* **Stated exercise**:
Print word for word the first line of the listing below and every line after it, through the line with "2.21, 2.26, 2.27]". Leave out the pictures and the rest.

(Entries with chart source code)
□ □ □

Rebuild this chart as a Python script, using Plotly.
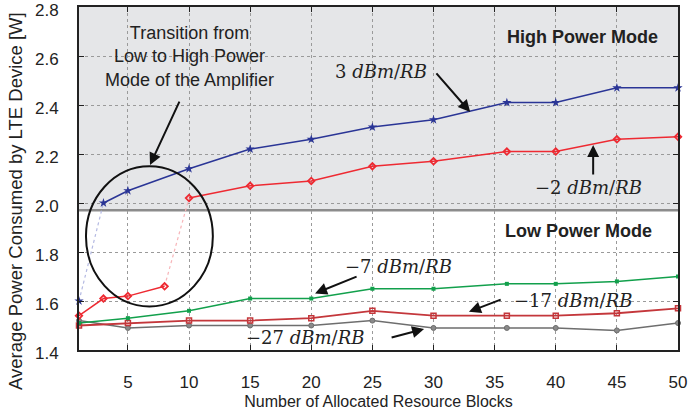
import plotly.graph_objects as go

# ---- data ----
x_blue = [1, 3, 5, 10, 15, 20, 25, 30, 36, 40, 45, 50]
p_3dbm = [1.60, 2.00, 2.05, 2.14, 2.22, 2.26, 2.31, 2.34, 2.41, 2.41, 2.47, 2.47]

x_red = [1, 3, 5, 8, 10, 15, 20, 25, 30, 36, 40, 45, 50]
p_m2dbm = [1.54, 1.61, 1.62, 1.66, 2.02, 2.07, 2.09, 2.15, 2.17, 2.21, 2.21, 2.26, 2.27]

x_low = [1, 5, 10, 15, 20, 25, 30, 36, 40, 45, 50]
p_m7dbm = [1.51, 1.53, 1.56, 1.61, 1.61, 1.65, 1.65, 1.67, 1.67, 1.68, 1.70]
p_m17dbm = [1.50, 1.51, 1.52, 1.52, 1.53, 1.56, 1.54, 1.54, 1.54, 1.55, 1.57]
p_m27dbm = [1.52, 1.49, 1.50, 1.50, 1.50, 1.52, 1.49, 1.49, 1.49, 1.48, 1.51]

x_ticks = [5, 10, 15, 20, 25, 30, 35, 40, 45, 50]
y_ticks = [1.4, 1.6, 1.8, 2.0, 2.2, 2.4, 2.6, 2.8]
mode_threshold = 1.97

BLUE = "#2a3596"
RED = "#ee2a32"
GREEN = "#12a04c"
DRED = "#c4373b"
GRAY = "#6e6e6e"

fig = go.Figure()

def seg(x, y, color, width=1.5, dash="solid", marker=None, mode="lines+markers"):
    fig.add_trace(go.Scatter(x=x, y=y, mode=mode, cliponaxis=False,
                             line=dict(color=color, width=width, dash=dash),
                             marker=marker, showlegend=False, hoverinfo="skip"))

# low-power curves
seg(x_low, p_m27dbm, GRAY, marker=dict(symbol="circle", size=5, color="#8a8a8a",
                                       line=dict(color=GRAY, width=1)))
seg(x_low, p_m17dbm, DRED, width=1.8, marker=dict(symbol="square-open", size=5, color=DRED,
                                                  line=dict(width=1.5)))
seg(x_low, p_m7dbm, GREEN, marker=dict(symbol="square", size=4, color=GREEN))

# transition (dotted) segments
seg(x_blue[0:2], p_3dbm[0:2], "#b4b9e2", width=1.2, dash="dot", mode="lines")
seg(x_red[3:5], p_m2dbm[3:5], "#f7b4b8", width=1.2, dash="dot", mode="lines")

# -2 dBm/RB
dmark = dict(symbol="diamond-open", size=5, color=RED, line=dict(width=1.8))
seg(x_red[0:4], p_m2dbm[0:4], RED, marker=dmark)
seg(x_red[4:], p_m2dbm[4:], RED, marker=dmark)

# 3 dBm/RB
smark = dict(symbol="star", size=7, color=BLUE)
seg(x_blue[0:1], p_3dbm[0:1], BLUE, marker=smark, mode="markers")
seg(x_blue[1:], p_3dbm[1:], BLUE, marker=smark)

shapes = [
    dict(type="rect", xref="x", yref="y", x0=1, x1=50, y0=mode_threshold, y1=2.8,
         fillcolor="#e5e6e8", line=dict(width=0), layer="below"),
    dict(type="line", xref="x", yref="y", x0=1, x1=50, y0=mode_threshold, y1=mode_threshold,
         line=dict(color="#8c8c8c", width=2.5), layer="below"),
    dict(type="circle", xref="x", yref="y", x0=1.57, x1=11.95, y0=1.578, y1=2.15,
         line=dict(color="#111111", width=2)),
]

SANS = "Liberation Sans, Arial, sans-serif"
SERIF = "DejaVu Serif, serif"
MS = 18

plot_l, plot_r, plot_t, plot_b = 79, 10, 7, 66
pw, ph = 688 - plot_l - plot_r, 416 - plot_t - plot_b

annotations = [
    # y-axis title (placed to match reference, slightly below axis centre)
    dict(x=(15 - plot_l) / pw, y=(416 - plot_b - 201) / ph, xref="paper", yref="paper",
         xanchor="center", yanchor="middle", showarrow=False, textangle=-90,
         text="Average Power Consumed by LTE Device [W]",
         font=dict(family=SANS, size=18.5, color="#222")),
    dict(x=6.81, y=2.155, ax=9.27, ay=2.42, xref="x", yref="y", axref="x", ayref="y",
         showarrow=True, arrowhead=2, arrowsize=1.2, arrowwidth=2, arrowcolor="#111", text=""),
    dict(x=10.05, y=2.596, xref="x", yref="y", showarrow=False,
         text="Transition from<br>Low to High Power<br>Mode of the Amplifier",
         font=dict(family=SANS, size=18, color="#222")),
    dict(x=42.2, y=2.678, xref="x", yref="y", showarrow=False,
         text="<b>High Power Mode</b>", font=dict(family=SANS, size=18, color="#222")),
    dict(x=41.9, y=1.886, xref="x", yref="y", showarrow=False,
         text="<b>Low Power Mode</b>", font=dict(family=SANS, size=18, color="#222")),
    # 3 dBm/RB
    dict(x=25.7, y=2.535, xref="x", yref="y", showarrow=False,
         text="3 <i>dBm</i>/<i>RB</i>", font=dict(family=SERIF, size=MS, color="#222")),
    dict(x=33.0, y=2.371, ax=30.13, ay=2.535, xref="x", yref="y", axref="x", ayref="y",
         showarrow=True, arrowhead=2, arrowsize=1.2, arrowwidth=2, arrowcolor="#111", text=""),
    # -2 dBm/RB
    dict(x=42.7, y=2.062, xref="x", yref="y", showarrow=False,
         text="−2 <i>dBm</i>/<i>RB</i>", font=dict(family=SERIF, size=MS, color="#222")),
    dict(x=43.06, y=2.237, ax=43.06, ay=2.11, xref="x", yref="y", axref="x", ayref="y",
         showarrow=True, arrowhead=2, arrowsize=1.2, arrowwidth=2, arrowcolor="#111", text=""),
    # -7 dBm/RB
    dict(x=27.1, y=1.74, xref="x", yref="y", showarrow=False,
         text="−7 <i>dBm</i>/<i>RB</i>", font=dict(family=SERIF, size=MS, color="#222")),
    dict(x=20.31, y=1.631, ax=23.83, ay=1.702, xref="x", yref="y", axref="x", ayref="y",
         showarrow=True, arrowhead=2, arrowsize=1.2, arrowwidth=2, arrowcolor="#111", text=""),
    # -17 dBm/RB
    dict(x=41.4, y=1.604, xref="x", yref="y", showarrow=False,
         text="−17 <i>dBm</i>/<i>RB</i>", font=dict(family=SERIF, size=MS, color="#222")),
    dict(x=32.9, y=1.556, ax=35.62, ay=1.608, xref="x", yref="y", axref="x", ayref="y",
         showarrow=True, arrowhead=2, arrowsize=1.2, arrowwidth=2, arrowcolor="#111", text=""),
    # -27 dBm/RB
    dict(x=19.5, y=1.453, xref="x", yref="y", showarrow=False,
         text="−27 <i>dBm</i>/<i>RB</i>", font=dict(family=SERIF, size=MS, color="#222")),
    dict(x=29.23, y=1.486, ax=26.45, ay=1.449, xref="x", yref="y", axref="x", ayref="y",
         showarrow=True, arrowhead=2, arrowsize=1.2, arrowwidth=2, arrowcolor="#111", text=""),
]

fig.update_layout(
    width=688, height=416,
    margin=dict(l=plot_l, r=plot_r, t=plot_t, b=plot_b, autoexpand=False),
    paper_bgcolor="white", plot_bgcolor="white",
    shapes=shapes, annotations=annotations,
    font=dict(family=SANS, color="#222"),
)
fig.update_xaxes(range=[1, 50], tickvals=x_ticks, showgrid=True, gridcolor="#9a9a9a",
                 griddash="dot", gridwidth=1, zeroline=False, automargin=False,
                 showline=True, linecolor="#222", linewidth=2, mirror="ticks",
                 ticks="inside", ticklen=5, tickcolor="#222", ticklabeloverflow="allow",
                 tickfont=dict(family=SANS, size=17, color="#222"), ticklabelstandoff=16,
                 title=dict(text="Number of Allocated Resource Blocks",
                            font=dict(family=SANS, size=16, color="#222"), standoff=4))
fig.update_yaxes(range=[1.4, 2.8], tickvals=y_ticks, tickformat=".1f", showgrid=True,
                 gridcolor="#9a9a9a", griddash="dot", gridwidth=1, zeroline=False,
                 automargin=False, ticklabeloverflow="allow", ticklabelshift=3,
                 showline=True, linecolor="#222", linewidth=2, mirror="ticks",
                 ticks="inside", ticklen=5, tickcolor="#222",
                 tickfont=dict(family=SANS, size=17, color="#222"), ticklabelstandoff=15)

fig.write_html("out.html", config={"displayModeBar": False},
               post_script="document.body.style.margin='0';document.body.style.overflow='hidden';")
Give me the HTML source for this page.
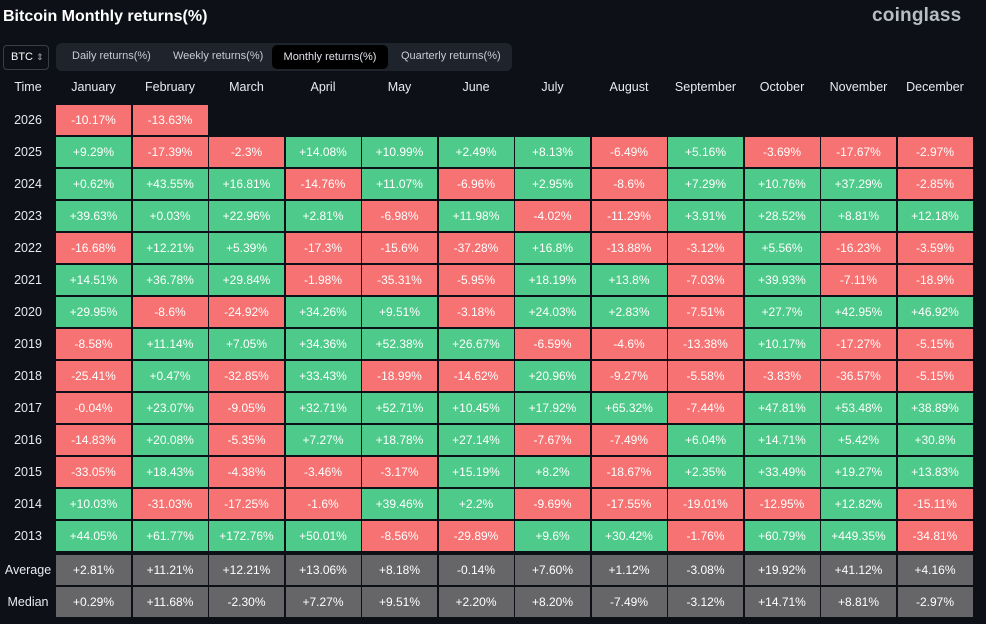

□ □ □

* **Solved problem**:
Rebuild this chart as a Python script, using Plotly.
import plotly.graph_objects as go

# ---- data ----
x_blue = [1, 3, 5, 10, 15, 20, 25, 30, 36, 40, 45, 50]
p_3dbm = [1.60, 2.00, 2.05, 2.14, 2.22, 2.26, 2.31, 2.34, 2.41, 2.41, 2.47, 2.47]

x_red = [1, 3, 5, 8, 10, 15, 20, 25, 30, 36, 40, 45, 50]
p_m2dbm = [1.54, 1.61, 1.62, 1.66, 2.02, 2.07, 2.09, 2.15, 2.17, 2.21, 2.21, 2.26, 2.27]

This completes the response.